Written task | State the number of lines below in which the word "that" appears. Nothing else belongs in the answer.

Source code of charts |
_ _ _ _
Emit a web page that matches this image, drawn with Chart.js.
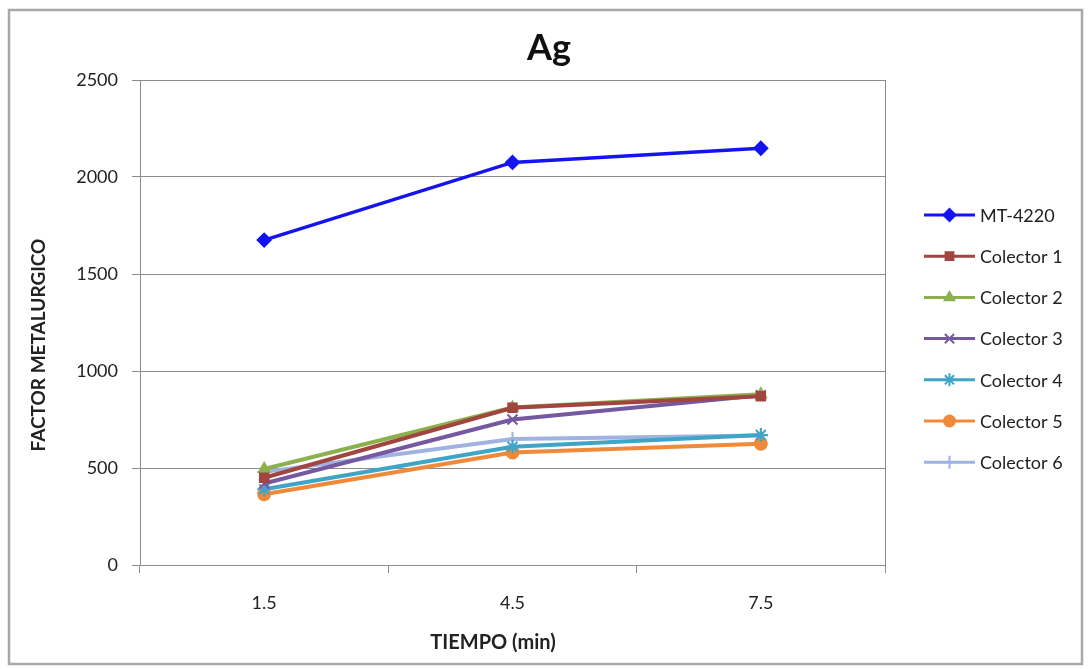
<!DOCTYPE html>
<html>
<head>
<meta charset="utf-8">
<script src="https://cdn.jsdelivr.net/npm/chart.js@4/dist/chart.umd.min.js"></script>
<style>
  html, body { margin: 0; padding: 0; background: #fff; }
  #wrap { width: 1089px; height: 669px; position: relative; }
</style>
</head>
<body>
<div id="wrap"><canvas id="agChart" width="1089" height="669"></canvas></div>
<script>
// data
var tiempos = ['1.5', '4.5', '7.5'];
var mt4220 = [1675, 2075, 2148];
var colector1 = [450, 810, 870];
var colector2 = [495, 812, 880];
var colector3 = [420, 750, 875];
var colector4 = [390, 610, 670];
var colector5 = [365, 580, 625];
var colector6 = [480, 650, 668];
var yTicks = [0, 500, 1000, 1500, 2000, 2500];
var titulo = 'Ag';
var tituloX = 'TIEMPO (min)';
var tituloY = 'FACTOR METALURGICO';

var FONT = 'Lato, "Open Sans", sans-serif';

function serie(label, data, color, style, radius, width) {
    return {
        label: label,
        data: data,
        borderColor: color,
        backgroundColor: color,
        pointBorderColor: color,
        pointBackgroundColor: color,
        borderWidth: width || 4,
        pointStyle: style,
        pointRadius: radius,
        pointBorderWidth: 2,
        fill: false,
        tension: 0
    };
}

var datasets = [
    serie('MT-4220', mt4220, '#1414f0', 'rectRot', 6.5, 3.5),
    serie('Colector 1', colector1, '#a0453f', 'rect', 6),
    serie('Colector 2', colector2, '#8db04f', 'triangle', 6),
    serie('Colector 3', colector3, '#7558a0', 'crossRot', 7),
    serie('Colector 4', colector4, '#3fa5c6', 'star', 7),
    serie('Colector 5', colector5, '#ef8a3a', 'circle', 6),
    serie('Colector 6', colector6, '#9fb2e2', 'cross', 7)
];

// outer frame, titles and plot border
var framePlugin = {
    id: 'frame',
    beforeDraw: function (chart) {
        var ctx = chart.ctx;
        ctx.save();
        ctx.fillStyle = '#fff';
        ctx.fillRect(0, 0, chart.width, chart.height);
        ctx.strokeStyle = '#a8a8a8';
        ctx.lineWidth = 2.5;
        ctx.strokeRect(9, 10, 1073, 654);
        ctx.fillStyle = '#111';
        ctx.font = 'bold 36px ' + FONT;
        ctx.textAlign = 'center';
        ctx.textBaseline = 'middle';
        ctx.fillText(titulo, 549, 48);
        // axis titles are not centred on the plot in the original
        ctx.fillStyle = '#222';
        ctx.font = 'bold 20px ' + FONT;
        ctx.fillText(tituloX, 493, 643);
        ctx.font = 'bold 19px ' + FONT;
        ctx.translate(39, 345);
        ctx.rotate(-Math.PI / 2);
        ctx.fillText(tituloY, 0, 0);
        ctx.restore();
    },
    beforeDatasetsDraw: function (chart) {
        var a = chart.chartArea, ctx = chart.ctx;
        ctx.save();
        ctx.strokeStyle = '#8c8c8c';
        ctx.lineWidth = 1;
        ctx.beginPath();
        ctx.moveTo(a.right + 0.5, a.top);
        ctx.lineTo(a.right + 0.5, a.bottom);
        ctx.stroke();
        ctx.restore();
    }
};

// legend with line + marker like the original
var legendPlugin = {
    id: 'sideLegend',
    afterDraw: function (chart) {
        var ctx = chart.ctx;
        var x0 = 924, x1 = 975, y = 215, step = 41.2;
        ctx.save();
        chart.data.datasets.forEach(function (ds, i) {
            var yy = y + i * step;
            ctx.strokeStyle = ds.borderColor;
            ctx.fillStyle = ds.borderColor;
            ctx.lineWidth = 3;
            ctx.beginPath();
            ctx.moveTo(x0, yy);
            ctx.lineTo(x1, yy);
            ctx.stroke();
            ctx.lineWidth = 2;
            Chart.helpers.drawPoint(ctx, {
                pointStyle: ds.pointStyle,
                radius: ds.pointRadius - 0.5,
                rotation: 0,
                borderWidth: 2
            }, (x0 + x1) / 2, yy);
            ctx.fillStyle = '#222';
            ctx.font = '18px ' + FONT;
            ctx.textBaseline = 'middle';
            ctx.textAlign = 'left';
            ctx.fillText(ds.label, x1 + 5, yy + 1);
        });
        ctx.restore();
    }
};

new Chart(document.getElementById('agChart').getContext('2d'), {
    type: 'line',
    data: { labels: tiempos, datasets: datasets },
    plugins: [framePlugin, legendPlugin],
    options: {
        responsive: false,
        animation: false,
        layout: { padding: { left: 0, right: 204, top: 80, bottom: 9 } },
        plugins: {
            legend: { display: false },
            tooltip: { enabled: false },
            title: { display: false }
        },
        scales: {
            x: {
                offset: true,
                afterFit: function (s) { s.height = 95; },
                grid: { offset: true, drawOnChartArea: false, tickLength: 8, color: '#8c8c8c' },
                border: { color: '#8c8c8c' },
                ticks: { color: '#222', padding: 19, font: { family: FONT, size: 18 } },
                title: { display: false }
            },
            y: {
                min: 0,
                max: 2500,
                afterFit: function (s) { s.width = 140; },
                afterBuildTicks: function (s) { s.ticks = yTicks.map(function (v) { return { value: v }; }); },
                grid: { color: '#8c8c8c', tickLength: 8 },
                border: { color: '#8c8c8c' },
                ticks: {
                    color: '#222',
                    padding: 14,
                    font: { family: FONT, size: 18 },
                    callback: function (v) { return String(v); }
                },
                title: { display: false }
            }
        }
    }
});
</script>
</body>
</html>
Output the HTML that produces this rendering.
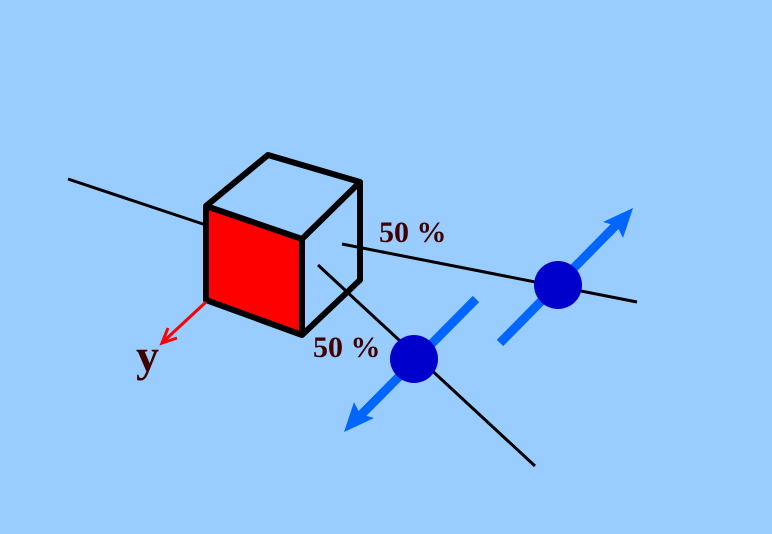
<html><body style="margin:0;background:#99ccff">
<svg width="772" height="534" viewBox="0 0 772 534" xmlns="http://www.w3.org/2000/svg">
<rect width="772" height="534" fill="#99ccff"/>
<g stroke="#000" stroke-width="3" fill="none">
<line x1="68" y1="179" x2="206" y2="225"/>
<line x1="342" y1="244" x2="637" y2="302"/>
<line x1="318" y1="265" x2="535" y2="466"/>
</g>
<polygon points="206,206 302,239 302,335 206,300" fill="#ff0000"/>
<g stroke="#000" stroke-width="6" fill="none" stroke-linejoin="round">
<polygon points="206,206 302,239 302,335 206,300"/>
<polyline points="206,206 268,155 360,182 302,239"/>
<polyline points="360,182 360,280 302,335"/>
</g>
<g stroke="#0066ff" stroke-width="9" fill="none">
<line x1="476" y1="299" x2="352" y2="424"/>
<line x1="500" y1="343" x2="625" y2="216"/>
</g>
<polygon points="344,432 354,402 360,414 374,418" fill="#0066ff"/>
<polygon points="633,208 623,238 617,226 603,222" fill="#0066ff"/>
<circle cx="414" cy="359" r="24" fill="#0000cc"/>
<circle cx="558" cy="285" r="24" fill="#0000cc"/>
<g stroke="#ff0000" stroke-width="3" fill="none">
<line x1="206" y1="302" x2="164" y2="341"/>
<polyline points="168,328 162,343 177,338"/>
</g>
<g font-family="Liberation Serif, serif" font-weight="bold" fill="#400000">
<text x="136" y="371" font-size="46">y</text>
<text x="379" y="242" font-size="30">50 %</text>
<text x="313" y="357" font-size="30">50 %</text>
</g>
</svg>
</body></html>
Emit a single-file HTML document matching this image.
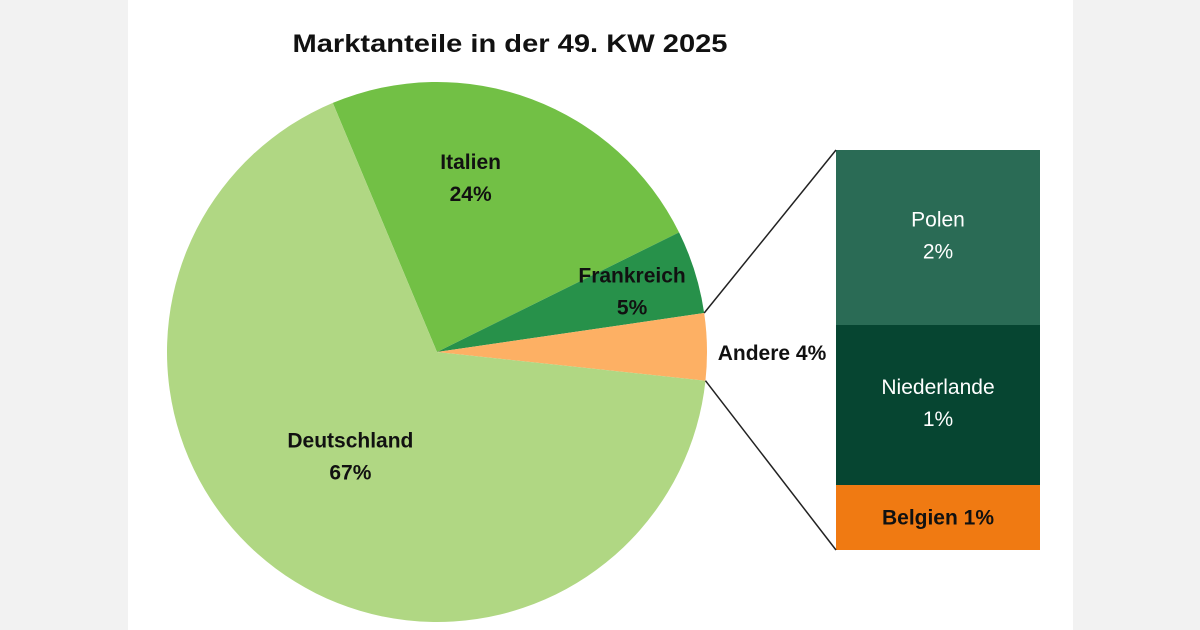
_ _ _ _
Written response | 2